Changes to Kickstarter's Terms of Use aim at streamlining and keeping the program clear and straight to the point.

The update was announced by Yancey Strickler, Kickstarter CEO, in a blog post a few days ago, and is set to commence on Oct. 19. According to the crowdfunding company, several updates have been made during the previous year. The overhauled Terms of Use is the company's latest attempt to help it further achieve its goals.

The company had stressed from the beginning that the revision had focused on simplifying the language, removing jargon from legal content, and revamping the terms to make them clear and direct. Moreover, the company also spelled out what is expected from both backers and creators and what each of them should do when a project faces trouble.

"For the overwhelming majority of projects, it's pretty simple: creators finish the work they planned, backers are happy, and nobody sweats the details," said Kickstarter.

The company understands that sometimes projects don't turn out the way they were planned, so it added some exceptions to point out what needs to happen when a project meets some challenges along the way. It also outlined the expected moves from backers and creators alike.

Investing in a crowdfunded project may entail a risk; an investor may not gain a return on his money. Kickstarter stressed in the Terms of Use that investors, otherwise known as campaign creators, should issue refunds when a product fails to materialize. They are also warned of the possibility of dealing with legal action undertaken by backers.
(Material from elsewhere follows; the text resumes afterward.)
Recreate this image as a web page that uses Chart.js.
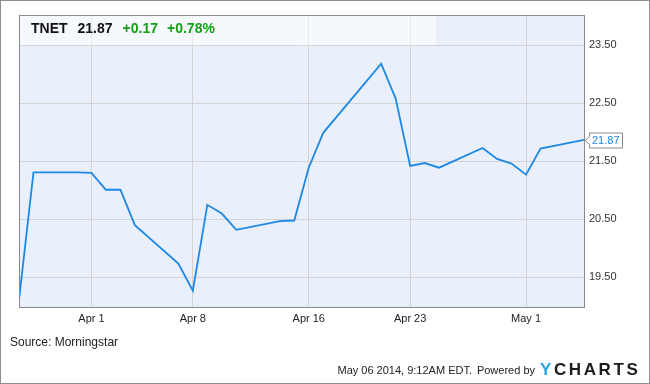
<!DOCTYPE html>
<html>
<head>
<meta charset="utf-8">
<script src="https://cdn.jsdelivr.net/npm/chart.js@4.4.1/dist/chart.umd.min.js"></script>
<style>
  html, body { margin: 0; padding: 0; background: #fff; }
  canvas { display: block; }
</style>
</head>
<body>
<canvas id="chart" width="650" height="384"></canvas>
<script>
// TNET closing prices, Mar 27 - May 5 2014
const dates = ["2014-03-27", "2014-03-28", "2014-03-31", "2014-04-01", "2014-04-02", "2014-04-03",
  "2014-04-04", "2014-04-07", "2014-04-08", "2014-04-09", "2014-04-10", "2014-04-11",
  "2014-04-14", "2014-04-15", "2014-04-16", "2014-04-17", "2014-04-21", "2014-04-22",
  "2014-04-23", "2014-04-24", "2014-04-25", "2014-04-28", "2014-04-29", "2014-04-30",
  "2014-05-01", "2014-05-02", "2014-05-05"];
const closes = [19.11, 21.31, 21.31, 21.30, 21.01, 21.01,
  20.40, 19.74, 19.27, 20.75, 20.60, 20.32,
  20.47, 20.48, 21.39, 21.99, 23.18, 22.58,
  21.42, 21.47, 21.39, 21.73, 21.54, 21.46,
  21.27, 21.72, 21.87];

const xTickDates = ["2014-04-01", "2014-04-08", "2014-04-16", "2014-04-23", "2014-05-01"];
const xTickLabels = ["Apr 1", "Apr 8", "Apr 16", "Apr 23", "May 1"];
const yTicks = [19.5, 20.5, 21.5, 22.5, 23.5];

const ticker = "TNET";
const lastPrice = "21.87";
const change = "+0.17";
const changePct = "+0.78%";

// day number counted from the first date
function dayNum(s) {
  var p = s.split("-");
  var t = Date.UTC(+p[0], +p[1] - 1, +p[2]);
  var p0 = dates[0].split("-");
  var t0 = Date.UTC(+p0[0], +p0[1] - 1, +p0[2]);
  return Math.round((t - t0) / 86400000);
}

const points = dates.map((d, i) => ({ x: dayNum(d), y: closes[i] }));
const xTickDays = xTickDates.map(dayNum);

const FONT = "'Liberation Sans', Arial, sans-serif";

const decor = {
  id: "decor",
  beforeDraw(chart) {
    const ctx = chart.ctx;
    const a = chart.chartArea;
    ctx.save();
    ctx.fillStyle = "#ffffff";
    ctx.fillRect(0, 0, chart.width, chart.height);
    ctx.fillStyle = "#e9f0fb";
    ctx.fillRect(a.left, a.top, a.right - a.left, a.bottom - a.top);
    ctx.restore();
  },
  beforeDatasetsDraw(chart) {
    const ctx = chart.ctx;
    const a = chart.chartArea;
    const y = chart.scales.y;
    ctx.save();
    ctx.fillStyle = "rgba(255,255,255,0.55)";
    ctx.fillRect(a.left, a.top, 436 - a.left, y.getPixelForValue(yTicks[yTicks.length - 1]) - a.top);
    ctx.restore();
  },
  afterDraw(chart) {
    const ctx = chart.ctx;
    const a = chart.chartArea;
    const ys = chart.scales.y;
    ctx.save();

    // plot frame
    ctx.strokeStyle = "#8a8a8a";
    ctx.lineWidth = 1;
    ctx.strokeRect(a.left + 0.5, a.top + 0.5, a.right - a.left, a.bottom - a.top);

    // outer frame
    ctx.strokeStyle = "#8f8f8f";
    ctx.strokeRect(0.5, 0.5, chart.width - 1, chart.height - 1);

    // header
    ctx.textBaseline = "middle";
    ctx.textAlign = "left";
    ctx.font = "bold 14px " + FONT;
    let x = 31;
    ctx.fillStyle = "#111";
    ctx.fillText(ticker, x, 29);
    x += ctx.measureText(ticker).width + 10;
    ctx.fillText(lastPrice, x, 29);
    x += ctx.measureText(lastPrice).width + 10;
    ctx.fillStyle = "#14a014";
    ctx.fillText(change, x, 29);
    x += ctx.measureText(change).width + 9;
    ctx.fillText(changePct, x, 29);

    // last value flag
    const py = Math.round(ys.getPixelForValue(closes[closes.length - 1])) + 0.5;
    ctx.beginPath();
    ctx.moveTo(585, py);
    ctx.lineTo(589.5, py - 4);
    ctx.lineTo(589.5, py - 7.5);
    ctx.lineTo(622.5, py - 7.5);
    ctx.lineTo(622.5, py + 7.5);
    ctx.lineTo(589.5, py + 7.5);
    ctx.lineTo(589.5, py + 4);
    ctx.closePath();
    ctx.fillStyle = "#fff";
    ctx.fill();
    ctx.strokeStyle = "#8a8a8a";
    ctx.stroke();
    ctx.fillStyle = "#1e88e5";
    ctx.font = "11px " + FONT;
    ctx.fillText(lastPrice, 592, py + 0.5);

    // footer
    ctx.fillStyle = "#222";
    ctx.font = "12px " + FONT;
    ctx.fillText("Source: Morningstar", 10, 343);
    ctx.font = "11px " + FONT;
    ctx.textAlign = "right";
    ctx.fillText("May 06 2014, 9:12AM EDT.", 472, 371);
    ctx.fillText("Powered by", 535, 371);
    ctx.textAlign = "left";

    // YCHARTS logo
    ctx.font = "bold 17px " + FONT;
    const logo = "YCHARTS";
    let lx = 540;
    for (let i = 0; i < logo.length; i++) {
      ctx.fillStyle = i === 0 ? "#2aa3e8" : "#1b1b1b";
      ctx.fillText(logo[i], lx, 370);
      lx += ctx.measureText(logo[i]).width + 2.6;
    }
    ctx.restore();
  }
};

new Chart(document.getElementById("chart"), {
  type: "line",
  data: {
    datasets: [{
      data: points,
      borderColor: "#1e88e5",
      borderWidth: 1.8,
      pointRadius: 0,
      tension: 0,
      fill: false
    }]
  },
  options: {
    responsive: false,
    animation: false,
    devicePixelRatio: 1,
    layout: { padding: { left: 19, top: 15, right: 0, bottom: 0 } },
    plugins: { legend: { display: false }, tooltip: { enabled: false } },
    scales: {
      x: {
        type: "linear",
        min: 0,
        max: dayNum(dates[dates.length - 1]),
        afterBuildTicks: (s) => { s.ticks = xTickDays.map(v => ({ value: v })); },
        afterFit: (s) => { s.height = 77; },
        grid: { color: "#d3d3d3", drawTicks: false },
        border: { display: false },
        ticks: {
          padding: 5,
          color: "#222",
          font: { size: 11, family: FONT },
          maxRotation: 0,
          autoSkip: false,
          callback: (v) => xTickLabels[xTickDays.indexOf(v)]
        }
      },
      y: {
        position: "right",
        min: 18.99,
        max: 24.02,
        afterBuildTicks: (s) => { s.ticks = yTicks.map(v => ({ value: v })); },
        afterFit: (s) => { s.width = 66; },
        grid: { color: "#d3d3d3", drawTicks: false },
        border: { display: false },
        ticks: {
          padding: 5,
          color: "#333",
          font: { size: 11, family: FONT },
          callback: (v) => v.toFixed(2)
        }
      }
    }
  },
  plugins: [decor]
});
</script>
</body>
</html>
Kickstarter describes the update as a move to establish best practices. The community strives at gaining positive results from campaigns even amid challenges.

"Incorporating them into these terms is a small but important part of building a healthy, trusted environment where people work together to bring creative projects to life," the company said.

Creators should be able to explain what is happening and where all the money is going, making sure that backers are given appropriate refunds. Backers should also be able to understand "how those funds will be used to complete the project in some alternate form."